Quien haya visto los primeros capítulos de la serie “Mentiras” sabrá que detrás de los colores chillantes, los peinados con laca y el karaoke emocional, se esconde una verdad amarga, la decepción. El desengaño de mujeres que entregaron todo por una promesa de amor, y que descubren con rabia, con dolor, y con sororidad, que todo era una farsa. Algo así como lo que nos ha pasado con la llamada Cuarta Transformación.
Porque al igual que en la serie, lo que vivimos en México puede contarse al ritmo de las mismas canciones. Solo que aquí, el galán mentiroso no tiene nombre de telenovela, sino de partido político, de presidente carismático, y de proyecto de nación. “Él me mintió, él me dijo que me amaba, y no era verdad. ¡Él me mintió!” podría ser el canto unísono de millones de mexicanas y mexicanos que creyeron en la esperanza como promesa… y recibieron realidad como castigo.
Nos dijeron que vendrían a salvarnos de la corrupción, pero crearon su propio sistema de lealtades y silencios. Juraron que terminarían con la violencia, pero el país arde con cifras récord de homicidios y desapariciones. Nos hablaron de austeridad republicana mientras sus cercanos acumulan poder y contratos. Prometieron que escucharían al pueblo, pero ahora se ignoran las voces críticas y se censura el disentimiento. “Era un juego y nada más, era solo un juego cruel de su vanidad”, canta una de las protagonistas de la serie. Y es difícil no sentir que ese verso le queda como guante al relato político que hemos vivido.
“Mentiras… ¡todo era mentira! Los besos, las rosas, las falsas caricias, que me estremecían…” Las becas, los abrazos, los discursos que hablaban de primero los pobres… todo eso estremecía. Todo eso emocionaba. Pero hoy, mientras la inflación castiga el bolsillo, la salud pública agoniza y la polarización divide familias y comunidades, se revela la cruda verdad, había más marketing que visión; más narrativa que transformación.

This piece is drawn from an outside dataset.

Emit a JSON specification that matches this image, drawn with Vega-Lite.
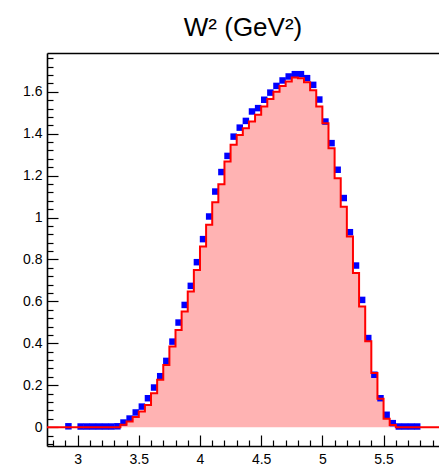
{
  "$schema": "https://vega.github.io/schema/vega-lite/v6.json",
  "autosize": {"type": "none"},
  "padding": {"left": 47, "top": 53, "right": 0, "bottom": 19},
  "width": 392,
  "height": 393,
  "background": "white",
  "title": {
    "text": "W² (GeV²)",
    "font": "Liberation Sans",
    "fontSize": 26,
    "fontWeight": "normal",
    "color": "black",
    "anchor": "middle",
    "frame": "group",
    "baseline": "alphabetic",
    "offset": 18,
    "dy": 29
  },
  "config": {
    "view": {"stroke": null},
    "axis": {
      "domainColor": "black",
      "domainWidth": 1.6,
      "tickColor": "black",
      "tickWidth": 1.2,
      "labelFont": "Liberation Sans",
      "labelFontSize": 14,
      "labelColor": "black",
      "labelFlush": false,
      "labelOverlap": false,
      "grid": false
    }
  },
  "datasets": {
    "hist": [
      {"lo": 2.75, "v": 0}, {"lo": 2.8, "v": 0}, {"lo": 2.85, "v": 0}, {"lo": 2.9, "v": 0},
      {"lo": 2.95, "v": 0}, {"lo": 3.0, "v": 0}, {"lo": 3.05, "v": 0}, {"lo": 3.1, "v": 0},
      {"lo": 3.15, "v": 0}, {"lo": 3.2, "v": 0}, {"lo": 3.25, "v": 0}, {"lo": 3.3, "v": 0},
      {"lo": 3.35, "v": 0.011}, {"lo": 3.4, "v": 0.027}, {"lo": 3.45, "v": 0.048}, {"lo": 3.5, "v": 0.075},
      {"lo": 3.55, "v": 0.106}, {"lo": 3.6, "v": 0.162}, {"lo": 3.65, "v": 0.226}, {"lo": 3.7, "v": 0.297},
      {"lo": 3.75, "v": 0.385}, {"lo": 3.8, "v": 0.464}, {"lo": 3.85, "v": 0.552}, {"lo": 3.9, "v": 0.647},
      {"lo": 3.95, "v": 0.75}, {"lo": 4.0, "v": 0.862}, {"lo": 4.05, "v": 0.965}, {"lo": 4.1, "v": 1.073},
      {"lo": 4.15, "v": 1.159}, {"lo": 4.2, "v": 1.267}, {"lo": 4.25, "v": 1.347}, {"lo": 4.3, "v": 1.394},
      {"lo": 4.35, "v": 1.426}, {"lo": 4.4, "v": 1.458}, {"lo": 4.45, "v": 1.49}, {"lo": 4.5, "v": 1.53},
      {"lo": 4.55, "v": 1.565}, {"lo": 4.6, "v": 1.6}, {"lo": 4.65, "v": 1.628}, {"lo": 4.7, "v": 1.649},
      {"lo": 4.75, "v": 1.668}, {"lo": 4.8, "v": 1.665}, {"lo": 4.85, "v": 1.645}, {"lo": 4.9, "v": 1.607},
      {"lo": 4.95, "v": 1.53}, {"lo": 5.0, "v": 1.45}, {"lo": 5.05, "v": 1.331}, {"lo": 5.1, "v": 1.188},
      {"lo": 5.15, "v": 1.052}, {"lo": 5.2, "v": 0.909}, {"lo": 5.25, "v": 0.735}, {"lo": 5.3, "v": 0.575},
      {"lo": 5.35, "v": 0.41}, {"lo": 5.4, "v": 0.258}, {"lo": 5.45, "v": 0.135}, {"lo": 5.5, "v": 0.04},
      {"lo": 5.55, "v": 0.01}, {"lo": 5.6, "v": 0}, {"lo": 5.65, "v": 0}, {"lo": 5.7, "v": 0},
      {"lo": 5.75, "v": 0}, {"lo": 5.8, "v": 0}, {"lo": 5.85, "v": 0}, {"lo": 5.9, "v": 0},
      {"lo": 5.95, "v": 0}, {"lo": 6.0, "v": 0}
    ],
    "pts": [
      {"x": 2.925, "v": 0.004},
      {"x": 3.025, "v": 0.003}, {"x": 3.075, "v": 0.003}, {"x": 3.125, "v": 0.003}, {"x": 3.175, "v": 0.003},
      {"x": 3.225, "v": 0.003}, {"x": 3.275, "v": 0.003}, {"x": 3.325, "v": 0.004},
      {"x": 3.375, "v": 0.022}, {"x": 3.425, "v": 0.041}, {"x": 3.475, "v": 0.07}, {"x": 3.525, "v": 0.098},
      {"x": 3.575, "v": 0.138}, {"x": 3.625, "v": 0.189}, {"x": 3.675, "v": 0.243}, {"x": 3.725, "v": 0.316},
      {"x": 3.775, "v": 0.408}, {"x": 3.825, "v": 0.499}, {"x": 3.875, "v": 0.583}, {"x": 3.925, "v": 0.674},
      {"x": 3.975, "v": 0.787}, {"x": 4.025, "v": 0.897}, {"x": 4.075, "v": 1.005}, {"x": 4.125, "v": 1.124},
      {"x": 4.175, "v": 1.217}, {"x": 4.225, "v": 1.294}, {"x": 4.275, "v": 1.386}, {"x": 4.325, "v": 1.429},
      {"x": 4.375, "v": 1.461}, {"x": 4.425, "v": 1.506}, {"x": 4.475, "v": 1.522}, {"x": 4.525, "v": 1.562},
      {"x": 4.575, "v": 1.596}, {"x": 4.625, "v": 1.628}, {"x": 4.675, "v": 1.654}, {"x": 4.725, "v": 1.673},
      {"x": 4.775, "v": 1.684}, {"x": 4.825, "v": 1.684}, {"x": 4.875, "v": 1.665}, {"x": 4.925, "v": 1.633},
      {"x": 4.975, "v": 1.563}, {"x": 5.025, "v": 1.458}, {"x": 5.075, "v": 1.355}, {"x": 5.125, "v": 1.228},
      {"x": 5.175, "v": 1.093}, {"x": 5.225, "v": 0.93}, {"x": 5.275, "v": 0.771}, {"x": 5.325, "v": 0.607},
      {"x": 5.375, "v": 0.425}, {"x": 5.425, "v": 0.25}, {"x": 5.475, "v": 0.138}, {"x": 5.525, "v": 0.059},
      {"x": 5.575, "v": 0.019}, {"x": 5.625, "v": 0.003}, {"x": 5.675, "v": 0.003}, {"x": 5.725, "v": 0.003},
      {"x": 5.775, "v": 0.003}
    ]
  },
  "resolve": {"axis": {"x": "independent"}},
  "layer": [
    {
      "data": {"name": "hist"},
      "mark": {"type": "area", "interpolate": "step-after", "color": "#ffb3b3", "clip": true},
      "encoding": {
        "x": {
          "field": "lo", "type": "quantitative",
          "scale": {"domain": [2.75, 5.953], "nice": false, "zero": false},
          "axis": {
            "orient": "bottom",
            "title": null,
            "tickCount": 1000,
            "values": [2.8, 2.9, 3, 3.1, 3.2, 3.3, 3.4, 3.5, 3.6, 3.7, 3.8, 3.9, 4, 4.1, 4.2, 4.3, 4.4, 4.5, 4.6, 4.7, 4.8, 4.9, 5, 5.1, 5.2, 5.3, 5.4, 5.5, 5.6, 5.7, 5.8, 5.9],
            "labelExpr": "abs(datum.value*2 - round(datum.value*2)) < 0.001 ? format(datum.value, '~g') : ''",
            "labelOverlap": false,
            "tickSize": {"condition": {"test": "abs(datum.value*2 - round(datum.value*2)) < 0.001", "value": -11}, "value": -6},
            "labelPadding": 17
          }
        },
        "y": {
          "field": "v", "type": "quantitative",
          "scale": {"domain": [-0.09, 1.785], "nice": false, "zero": false},
          "axis": {
            "title": null,
            "tickCount": 1000,
            "values": [-0.08, -0.04, 0, 0.04, 0.08, 0.12, 0.16, 0.2, 0.24, 0.28, 0.32, 0.36, 0.4, 0.44, 0.48, 0.52, 0.56, 0.6, 0.64, 0.68, 0.72, 0.76, 0.8, 0.84, 0.88, 0.92, 0.96, 1, 1.04, 1.08, 1.12, 1.16, 1.2, 1.24, 1.28, 1.32, 1.36, 1.4, 1.44, 1.48, 1.52, 1.56, 1.6, 1.64, 1.68, 1.72, 1.76],
            "labelExpr": "abs(datum.value*5 - round(datum.value*5)) < 0.001 ? format(datum.value, '~g') : ''",
            "labelOverlap": false,
            "tickSize": {"condition": {"test": "abs(datum.value*5 - round(datum.value*5)) < 0.001", "value": -11}, "value": -6},
            "labelPadding": 16
          }
        }
      }
    },
    {
      "data": {"name": "pts"},
      "mark": {"type": "square", "color": "#0000ff", "opacity": 1, "size": 42, "clip": true},
      "encoding": {
        "x": {"field": "x", "type": "quantitative", "axis": {"orient": "top", "title": null, "ticks": false, "labels": false, "domainWidth": 1.5}},
        "y": {"field": "v", "type": "quantitative", "axis": {"title": null}}
      }
    },
    {
      "data": {"name": "hist"},
      "mark": {"type": "line", "interpolate": "step-after", "color": "#ff0000", "strokeWidth": 2, "clip": true},
      "encoding": {
        "x": {"field": "lo", "type": "quantitative", "axis": null},
        "y": {"field": "v", "type": "quantitative", "axis": {"title": null}}
      }
    }
  ]
}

La idea de transformar al país es noble. Lo fue. Lo sigue siendo. Pero una cosa es transformar, y otra es fingir que se transforma mientras se perpetúan los mismos vicios, ahora con otro color. Muchos, muchísimos, creyeron con el corazón. Creyeron desde la rabia de la desigualdad, desde el hartazgo de gobiernos pasados, desde el deseo legítimo de un México más justo. “Juro, lo juro… ¿dime por qué?” parece gritar una ciudadanía desconcertada, como si al final de cada mañanera solo quedaran preguntas sin respuesta.
La 4T enamoró como lo hacen los grandes embusteros, con palabras bonitas, con gestos teatrales, con verdades a medias y emociones desbordadas. “Tú me enamoraste a base de mentiras… tú me alimentaste siempre de mentiras, mentiras.” Y aunque parezca una canción, es también una síntesis política. Porque lo que parecía un amor eterno se volvió una relación tóxica, en la que todo cuestionamiento es traición y toda promesa incumplida se excusa con más promesas.
“¡Qué estúpida, que siempre te creí!” No, no hay estupidez en la esperanza. Hay nobleza. Lo estúpido es burlarse de ella. Lo estúpido es usar la fe del pueblo como combustible electoral. Lo estúpido es construir un culto a la personalidad en lugar de instituciones fuertes. Eso sí es una mentira que duele. Una mentira que “me quema como fuego… que se clava en mi pecho… que me mata, que se ríe de mí.”
Y mientras en la serie las protagonistas se empoderan, se unen, y descubren que la verdad no siempre redime, pero sí libera, en la vida real también necesitamos una narrativa así. Una ciudadanía que ya no se conforme con la telenovela oficial. Que ya no suspire con cada frase ensayada del caudillo. Que entienda que democracia no es devoción, y que transformación no es propaganda.
Porque sí, hay muchas mentiras. Pero hay también una verdad insobornable, México no necesita salvadores. Necesita instituciones sólidas, justicia efectiva, libertad de expresión, educación de calidad, economía sana y empatía social. Y esa canción, la que de verdad importa, todavía está por escribirse.
Mientras tanto, nos queda cantar con ironía, con coraje, y con memoria, ¡Mentiras!